The sealing system 10 may also include one or more protrusions 44 extending from the stationary shroud 20 of the turbine engine 18 toward the tip shroud 14 of the turbine blade 16. In at least one embodiment, the stationary shroud 20 may be, but is not limited to, a honeycomb structure configured to provide little resistance to deformation should a seal land 28 or blade shroud tip 14 contact the stationary shroud 20. In the event the seal land 28 or blade shroud tip 14 contacts the stationary shroud 20, the stationary shroud 20 formed from a honeycomb configuration easily deforms to reduce the likelihood of damaging the turbine blade 16.

The protrusions 44 may be formed integrally within the stationary shroud 20 or may be attached to the stationary shroud 20 using a weld or other appropriate method of connection. In at least one embodiment, a protrusion 44 may be positioned downstream of the seal land 18. In yet another embodiment, a protrusion 44 may be attached to a stationary shroud 20 and positioned between two adjacent seal lands 28, as shown in FIGS. 1–4. Specifically, a first seal land 28 may be positioned upstream of the protrusion 44 and a second seal land 28 may be positioned downstream of the protrusion 44. The protrusion 44 should be positioned between the seal lands 28 so that the seals lands 28 do not contact the protrusions during operation or while in a resting state. The protrusion 44 may extend circumferentially around an axis of rotation 46 of the turbine blade assembly 22.

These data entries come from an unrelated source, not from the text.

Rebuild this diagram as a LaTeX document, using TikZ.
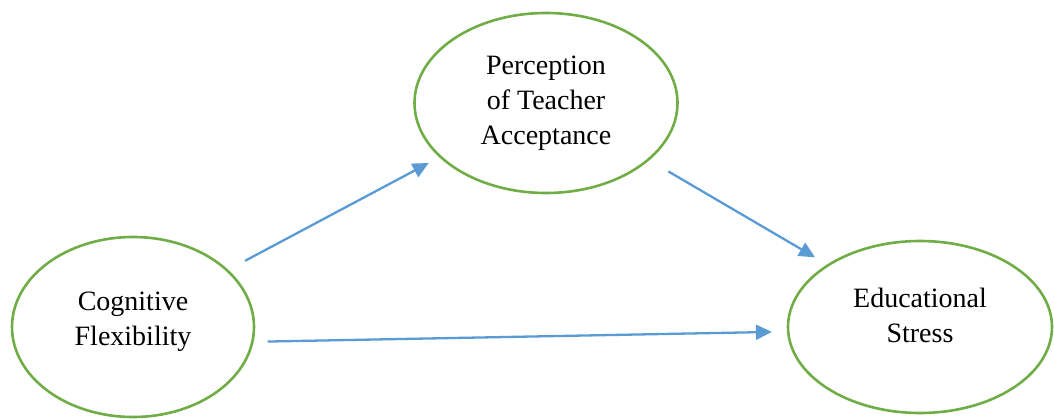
\documentclass[tikz,border=0pt]{standalone}
\usepackage{fontspec}
\setmainfont{Liberation Serif}
\usetikzlibrary{shapes.geometric,arrows.meta}

\definecolor{ovalgreen}{RGB}{112,173,71}
\definecolor{arrowblue}{RGB}{91,155,213}

\begin{document}
\begin{tikzpicture}[
    x=1pt, y=-1pt,
    % --- Styles ---
    % Green oval for each construct
    construct node/.style={ellipse, draw=ovalgreen, line width=2.6pt, inner sep=0pt,
        align=center, font=\fontsize{28}{35}\selectfont},
    % Blue path arrows (kept off the ovals with shorten)
    path arrow/.style={draw=arrowblue, line width=2.3pt, -{Triangle[length=16pt,width=15pt]}}
]

%================CANVAS================
\useasboundingbox (0,0) rectangle (1054,419);
%======================================

% --- Constructs ---
% text depth lifts the two-line labels a little above the oval centre
\node[construct node, minimum width=242pt, minimum height=180pt, text depth=16pt] (CF) at (133,327) {Cognitive\\Flexibility};
\node[construct node, minimum width=263pt, minimum height=180pt] (PTA) at (546,103) {Perception\\of Teacher\\Acceptance};
\node[construct node, minimum width=264pt, minimum height=172pt, text depth=24pt] (ES) at (920,327) {Educational\\Stress};

% --- Paths ---
\draw[path arrow, shorten <=19pt, shorten >=12pt] (CF.31) -- (PTA.207);
\draw[path arrow, shorten <=22pt, shorten >=14pt] (PTA.331) -- (ES.146);
\draw[path arrow, shorten <=14pt, shorten >=15pt] (CF.353) -- (ES.182);

\end{tikzpicture}
\end{document}
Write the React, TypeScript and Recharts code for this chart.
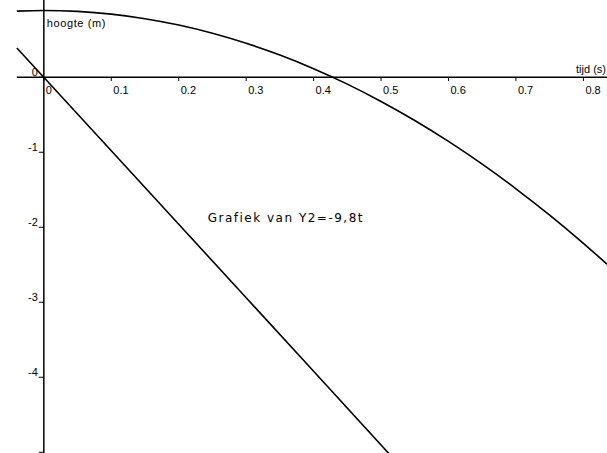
import React from 'react';
import { LineChart, Line, XAxis, YAxis, ReferenceLine, ReferenceDot } from 'recharts';

const parabolaT = [-0.04, 0, 0.05, 0.1, 0.15, 0.2, 0.25, 0.3, 0.35, 0.4, 0.45, 0.5, 0.55, 0.6, 0.65, 0.7, 0.75, 0.8, 0.835];
const parabolaH = [0.882, 0.89, 0.878, 0.842, 0.781, 0.696, 0.587, 0.454, 0.296, 0.114, -0.092, -0.323, -0.577, -0.856, -1.159, -1.487, -1.838, -2.214, -2.492];

// Y2 = -9,8t
const lineT = [-0.04, 0.1, 0.2, 0.3, 0.4, 0.52];
const lineH = [0.39, -0.98, -1.96, -2.94, -3.92, -5.1];

const xTicks = [0, 0.1, 0.2, 0.3, 0.4, 0.5, 0.6, 0.7, 0.8];
const xTickLabels = ['0', '0.1', '0.2', '0.3', '0.4', '0.5', '0.6', '0.7', '0.8'];
const yTicks = [0, -1, -2, -3, -4, -5];
const yTickLabels = ['0', '-1', '-2', '-3', '-4', ''];

const parabola = parabolaT.map((t, i) => ({ t, h: parabolaH[i] }));
const line = lineT.map((t, i) => ({ t, h: lineH[i] }));

const font = { fontFamily: 'Liberation Sans, Arial, sans-serif', fontSize: 11, fill: '#000' };

const textAt = (text: string, dx: number, dy: number, anchor: string, extra: any = {}) => (p: any) => (
  <text x={p.viewBox.x + dx} y={p.viewBox.y + dy} textAnchor={anchor} {...font} {...extra}>
    {text}
  </text>
);

export default function App() {
  return (
    <div style={{ position: 'absolute', left: 0, top: 0, background: '#fff' }}>
      <LineChart width={607} height={453} margin={{ top: 0, right: 0, bottom: 0, left: 0 }}>
        <XAxis type="number" dataKey="t" domain={[-0.065, 0.835]} hide allowDataOverflow />
        <YAxis type="number" domain={[-5.01, 1.03]} hide allowDataOverflow />

        {/* assen */}
        <ReferenceLine
          segment={[{ x: -0.04, y: 0 }, { x: 0.835, y: 0 }]}
          stroke="#000"
          strokeWidth={1.5}
          label={(p: any) => (
            <text x={p.viewBox.x + p.viewBox.width - 1} y={p.viewBox.y - 4} textAnchor="end" {...font}>
              tijd (s)
            </text>
          )}
        />
        <ReferenceLine
          segment={[{ x: 0, y: 1.03 }, { x: 0, y: -5.01 }]}
          stroke="#000"
          strokeWidth={1.5}
          label={textAt('hoogte (m)', 3, 27, 'start', { letterSpacing: 0.6 })}
        />

        {xTicks.map((t, i) => (
          <ReferenceLine
            key={'x' + t}
            segment={[{ x: t, y: 0 }, { x: t, y: -0.05 }]}
            stroke="#000"
            strokeWidth={1}
            label={textAt(xTickLabels[i], 2, 17, 'start')}
          />
        ))}
        {yTicks.map((v, i) => (
          <ReferenceLine
            key={'y' + v}
            segment={[{ x: -0.0075, y: v }, { x: 0, y: v }]}
            stroke="#000"
            strokeWidth={1}
            label={textAt(yTickLabels[i], -1, -1, 'end')}
          />
        ))}

        <ReferenceDot
          x={0.243}
          y={-1.93}
          r={0}
          stroke="none"
          fill="none"
          label={textAt('Grafiek van Y2=-9,8t', 0, 0, 'start', { fontSize: 12, fontFamily: 'DejaVu Sans, sans-serif', letterSpacing: 1.5 })}
        />

        <Line data={parabola} dataKey="h" type="monotone" stroke="#000" strokeWidth={1.6} dot={false} activeDot={false} isAnimationActive={false} />
        <Line data={line} dataKey="h" type="linear" stroke="#000" strokeWidth={1.6} dot={false} activeDot={false} isAnimationActive={false} />
      </LineChart>
    </div>
  );
}
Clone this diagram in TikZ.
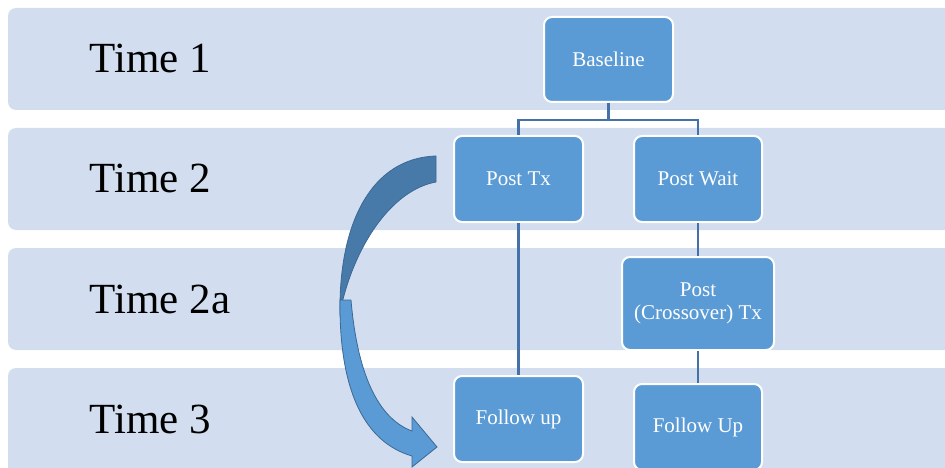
\documentclass[tikz,border=0pt]{standalone}
\usepackage{fontspec}
\setmainfont{Liberation Serif}
\definecolor{bandblue}{RGB}{210,222,239}
\definecolor{boxblue}{RGB}{91,155,213}
\definecolor{linkblue}{RGB}{68,114,168}
\definecolor{arrowdark}{RGB}{71,122,169}
\definecolor{arrowedge}{RGB}{60,104,148}
\tikzset{
  band/.style={fill=bandblue,rounded corners=8pt},
  timelabel/.style={anchor=base west,font=\fontsize{43}{43}\selectfont},
  stagebox/.style={rectangle,rounded corners=8pt,draw=white,line width=2pt,fill=boxblue,
    text=white,align=center,font=\fontsize{21}{23}\selectfont,inner sep=0pt},
  link/.style={draw=linkblue,line width=2.5pt}
}
\begin{document}
\begin{tikzpicture}[x=1pt,y=-1pt]
 \useasboundingbox (0,0) rectangle (945,468);
 \clip (0,0) rectangle (945,468);
 \fill[band](8,8) rectangle (965,110);
 \fill[band](8,128) rectangle (965,230);
 \fill[band](8,248) rectangle (965,350);
 \fill[band](8,368) rectangle (965,490);
 \node[timelabel] (t1) at (86,73) {Time 1};
 \node[timelabel] (t2) at (86,193) {Time 2};
 \node[timelabel] (t2a) at (86,313) {Time 2a};
 \node[timelabel] (t3) at (86,433) {Time 3};
 \node[stagebox,minimum width=129pt,minimum height=85pt] (base) at (608.5,59.5) {Baseline};
 \node[stagebox,minimum width=129pt,minimum height=86pt] (ptx) at (518.5,179) {Post Tx};
 \node[stagebox,minimum width=128pt,minimum height=86pt] (pw) at (698,179) {Post Wait};
 \node[stagebox,minimum width=152pt,minimum height=93pt] (cx) at (698,303.5) {Post\\(Crossover) Tx};
 \node[stagebox,minimum width=129pt,minimum height=86pt] (fu) at (518.5,419) {Follow up};
 \node[stagebox,minimum width=128pt,minimum height=86pt] (fuw) at (698,427) {Follow Up};
 \draw[link](base.south) -- ++(0,17) -| (ptx.north);
 \draw[link](base.south) -- ++(0,17) -| (pw.north);
 \draw[link](ptx.south) -- (fu.north);
 \draw[link](pw.south) -- (cx.north);
 \draw[link](cx.south) -- (fuw.north);
 % curved block arrow
 \filldraw[fill=arrowdark,draw=arrowedge,line width=0.8pt](436,156) .. controls (372,158) and (339,222) .. (340,312)
   .. controls (354,245) and (392,190) .. (436,182) -- cycle;
 \filldraw[fill=boxblue,draw=arrowedge,line width=0.8pt](340,300) .. controls (339,390) and (364,442) .. (412,456)
   -- (412,467) -- (437,447) -- (412,417) -- (412,431) .. controls (382,420) and (358,382) .. (351,300) -- cycle;
\end{tikzpicture}
\end{document}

While the turbine engine 18 is at rest, the seal land 28 is not in contact with the stationary shroud 20, as shown in FIG. 2. Rather, a gap 48 exists between the seal land 28 and the stationary shroud 20. During operation, as shown in FIG. 3, the turbine blade assembly 22 rotates relative to the turbine engine 18, and the turbine engine 18 increases in temperature. Centrifugal forces and differences in coefficients of thermal expansion cause the seal land 28 to straighten and reduce the width of the gap 48 between the seal land 28 and the stationary shroud 20. The distance that the seal land 28 extends from the tip shroud 14 of the turbine blade 16 should account for thermal expansion of the turbine blade 16 and the stationary shroud 20 so that the seal land 28 does not contact the stationary shroud 20. During emergency shutdown situations, the seal land 28 returns to its resting position and does not contact with the stationary shroud 20 in doing so. In particular, the seal land 28 cools faster than the stationary shroud 20, in part, because the seal land 28 has a larger surface area to mass ratio than the shroud. Thus, the temperature of the seal land 28 is reduced at a faster rate than the shroud, which causes the length of the seal land 28 to be reduced at a faster rate than the stationary shroud 20, thereby withdrawing the seal land 28 from the stationary shroud 20 and towards the blade tip shroud 14.

The foregoing is provided for purposes of illustrating, explaining, and describing embodiments of this invention. Modifications and adaptations to these embodiments will be apparent to those skilled in the art and may be made without departing from the scope or spirit of this invention.